Your question should probably reworded as
Does $\displaystyle \sum_{n=1}^{\infty} \dfrac1{n^s}$ converge for $\text{Real}(s) > 1$?
The statement is true and the proof is rather trivial since if $s = \sigma + it$, where $\sigma > 1$, we get $$\left \vert \displaystyle \sum_{n=1}^{N} \dfrac1{n^s} \right \vert \leq \displaystyle \sum_{n=1}^{N} \left \vert \dfrac1{n^s} \right \vert = \displaystyle \sum_{n=1}^{N} \left \vert \dfrac1{n^{\sigma + it}} \right \vert = \displaystyle \sum_{n=1}^{N} \dfrac1{n^{\sigma}} \left \vert \dfrac1{n^{it}} \right \vert = \displaystyle \sum_{n=1}^{N} \dfrac1{n^{\sigma}}$$ Now take the limit as $N \to \infty$ and recall that $\displaystyle \sum_{n=1}^{N} \dfrac1{n^{\sigma}}$ converges for $\sigma > 1$.
Your question title asks if $\zeta(s)$'s series converges when $\mathrm{Re}(s) > 1$ and $\mathrm{Im}(s) \neq 0$ but your question asks differently, that's an issue.

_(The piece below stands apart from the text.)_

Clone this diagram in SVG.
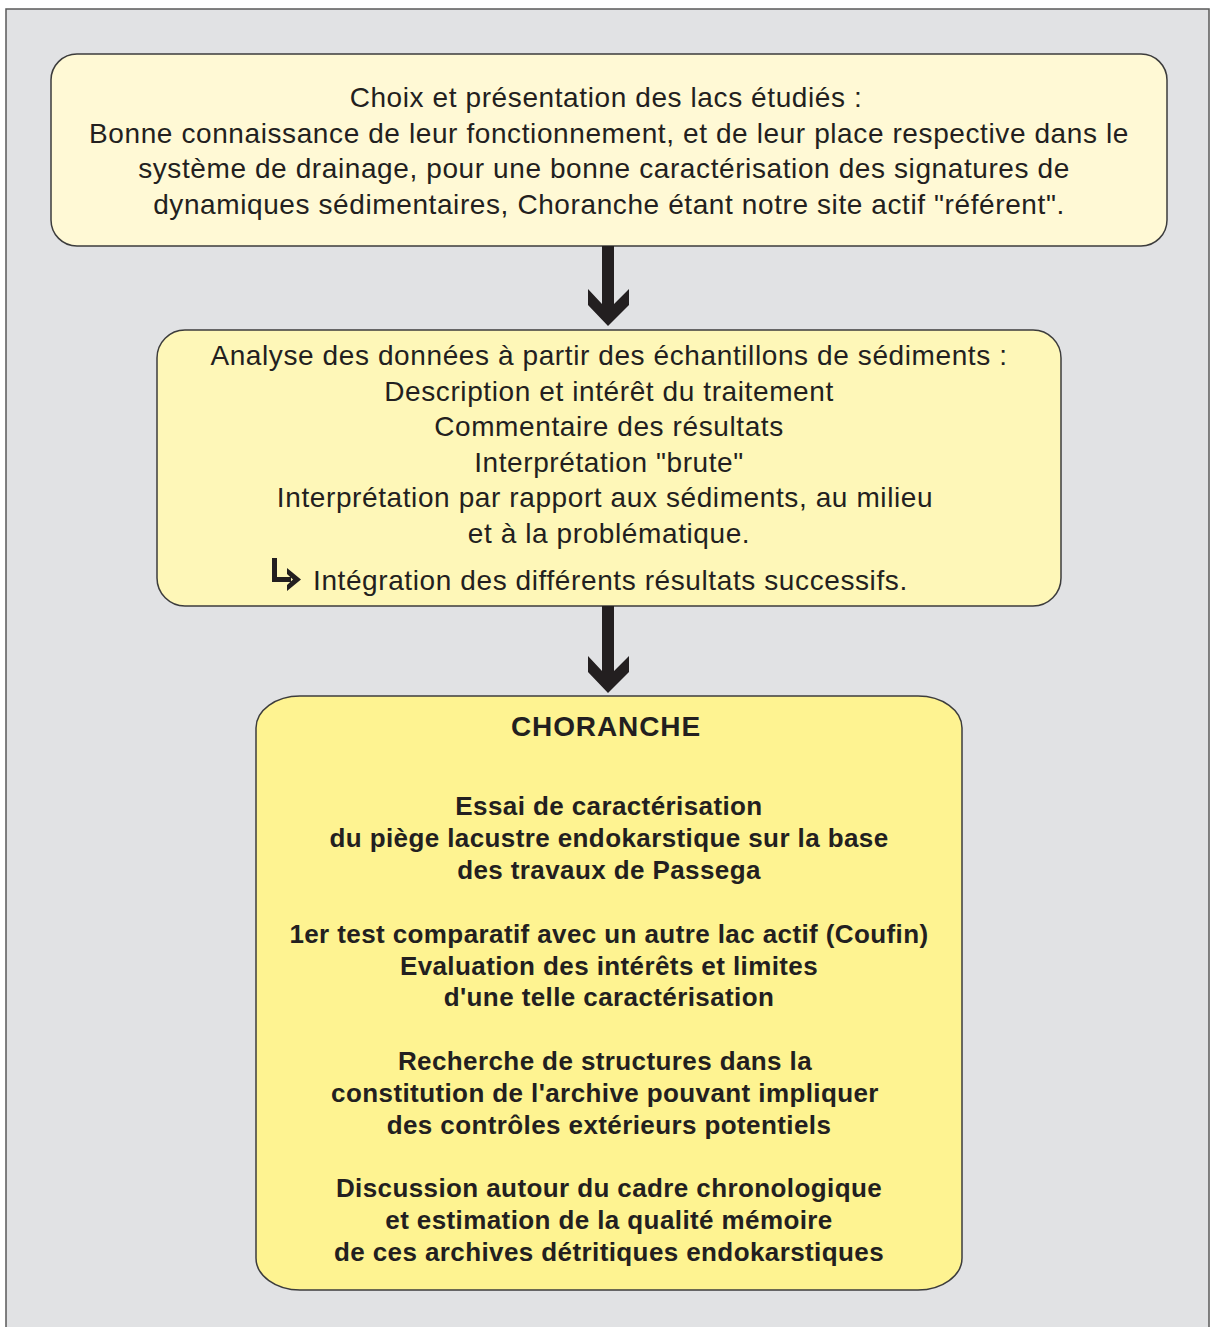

About existence, you should know this : $$ \left| \sum_{n = 1}^{N} \frac 1{n^s} \right| \le \sum_{n = 1}^{N} \frac 1{n^{\mathrm{Re}(s)}} $$ because $$ \left| \frac 1{n^s} \right| = \left| \frac 1{e^{s \log n}} \right| = \left| \frac 1{e^{\mathrm{Re}(s) \log n}} \frac 1{e^{i\mathrm{Im}(s) \log n}} \right| = \left| \frac 1{e^{\mathrm{Re}(s) \log n}} \right| = \left| \frac 1{n^{\mathrm{Re}(s)}} \right|. $$ Therefore the series for $\zeta(s)$ converges when $\zeta(\mathrm{Re}(s))$ converges, hence the region $\mathrm{Re}(s) > 1$ (after some working out of the details in the real $s$ case).
Hope that helps,
The imaginary part of $s$ is irrelevant for the convergence of the series. Just notice that
$$ |k^{-s}| = |e^{-s\ln(k)}| = |e^{-(u+iv)\ln(k)}| = e^{-u\ln(k)} = k^{-u}\,. $$